Il nostro statuto nel proprio articolato è impregnato di profonda cultura giuridica socialista e di forte cultura politica sicilianista ed indipendentista.
Oggi si cerca la classe dirigente onesta, preparata e capace che sappia realizzare e rilanciare nel contesto attuale le ragioni profonde dell’autonomia siciliana.
Che ricette deve avere il nuovo governo per superare le emergenze rifiuti, acqua e trasporti?
Un approccio realista e pragmatico, bandendo in partenza i comitati di affari che sono nati sul clientelismo parlamentare.
Che idea si è fatta degli endorsement politici di Cuffaro e Dell’Utri?
La Galla, con ciò che sta accadendo a Palermo, quantomeno passerà alla storia per avere riaggiornato suo malgrado in Sicilia e perfino in Italia il perimetro di declinazione della “questione morale”.
Il Segretario siciliano del Partito Repubblicano, Pietro Currò in occasione del Congresso nazionale del partito, ha portato in votazione dell’Assemblea nazionale una mozione proprio sulla questione morale.
I repubblicani dimostrano come sempre che la storia è maestra di vita.
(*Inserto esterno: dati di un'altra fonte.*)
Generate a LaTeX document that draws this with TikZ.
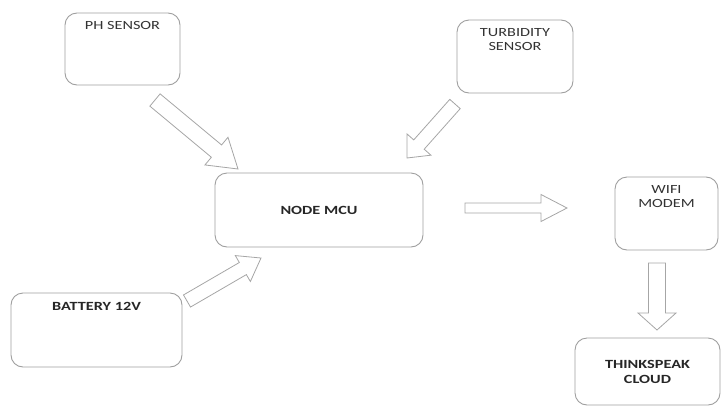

La questione morale di berlingueriana memoria prima nasce come epiteto politico contro il malaffare, la corruzione morale e materiale della partitocrazia, poi viene interpretata da Eugenio Scalfari in una crociata anti socialista quale strale contro la lottizzazione delle istituzioni, oggi si declina quale cesura netta nei confronti di chi già condannato con sentenza passata in giudicato per reati di mafia rientra nell’agone politico per organizzare direttamente una forza politico-elettorale.
A nessun uomo può essere sicuramente negato in un sistema democratico la propria libertà di opinione ed azione, ma ciò è assolutamente diverso dall’organizzare una forza elettorale a vasto raggio.
E comunque, è già assurdo che la politica siciliana piuttosto che guardare avanti vada “a spasso nel tempo”, ricordate il film di Vanzina, nella ciclicità degli errori storici di cui la Regione siciliana, le istituzioni e il popolo siciliano piangono ancora i danni, ahimé, irreversibili.